Wells Fargo Intuitive Investor4.0 Bankrate Score
Wells Fargo Intuitive Investor is a solid robo offering that gives customers easy access to human financial advisors at no additional cost along with tax-loss harvesting that can help you save on taxes. However, the management fee is above average unless you’re an existing Wells Fargo banking customer.
Ally Invest Managed Portfolios4.0 Bankrate Score
Ally Invest Robo Portfolios are a good option for new investors who pay particular attention to costs. Existing Ally clients may also appreciate having all their finances in one place. Unfortunately, Ally doesn’t offer tax-loss harvesting or provide human advisors to help with those especially difficult questions.

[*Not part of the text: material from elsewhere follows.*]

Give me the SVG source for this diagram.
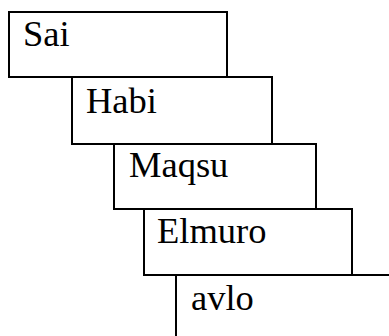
<svg xmlns="http://www.w3.org/2000/svg" width="389" height="336" viewBox="0 0 389 336">
<style>
.box rect{fill:#fff;stroke:#000;stroke-width:2}
.box text{font-family:"Liberation Serif","Times New Roman",serif;font-size:36.5px;fill:#000}
</style>
<rect width="389" height="336" fill="#fff"/>
<g id="node-sai" class="box"><rect x="9" y="12" width="218" height="65"/><text x="23" y="46">Sai</text></g>
<g id="node-habi" class="box"><rect x="72" y="77" width="200" height="67"/><text x="86" y="113">Habi</text></g>
<g id="node-maqsu" class="box"><rect x="114" y="144" width="202" height="65"/><text x="129" y="177">Maqsu</text></g>
<g id="node-elmuro" class="box"><rect x="144" y="209" width="208" height="66"/><text x="157" y="243">Elmuro</text></g>
<g id="node-avlo" class="box"><rect x="176" y="275" width="230" height="70"/><text x="191" y="310">avlo</text></g>
<g id="connectors"></g>
</svg>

Merrill Guided Investing3.5 Bankrate Score
Merrill Guided Investing offers a credible investing service for Bank of America customers, but its high management fee makes it less attractive among a competitive field of robo-advisors. Merrill offers several positives, including access to human advisors and low-cost investment funds, but premium features such as tax-loss harvesting are missing.
SoFi Automated Investing4.5 Bankrate Score
SoFi Automated Investing gives cost-conscious investors a solid robo-advisor offering that comes with access to human financial advisors at no additional cost. But the lack of tax-loss harvesting and no socially responsible investing options may cause more sophisticated investors to look elsewhere.
Marcus Invest4.0 Bankrate Score
Marcus Invest offers the core feature of a robo-advisor – portfolio management – and then adds some twists, such as several portfolio types, all for a cost-competitive fee. It’s a great add-on for current Marcus customers, though some features of higher-end robo-advisors such as tax-loss harvesting and an expansive toolset are missing.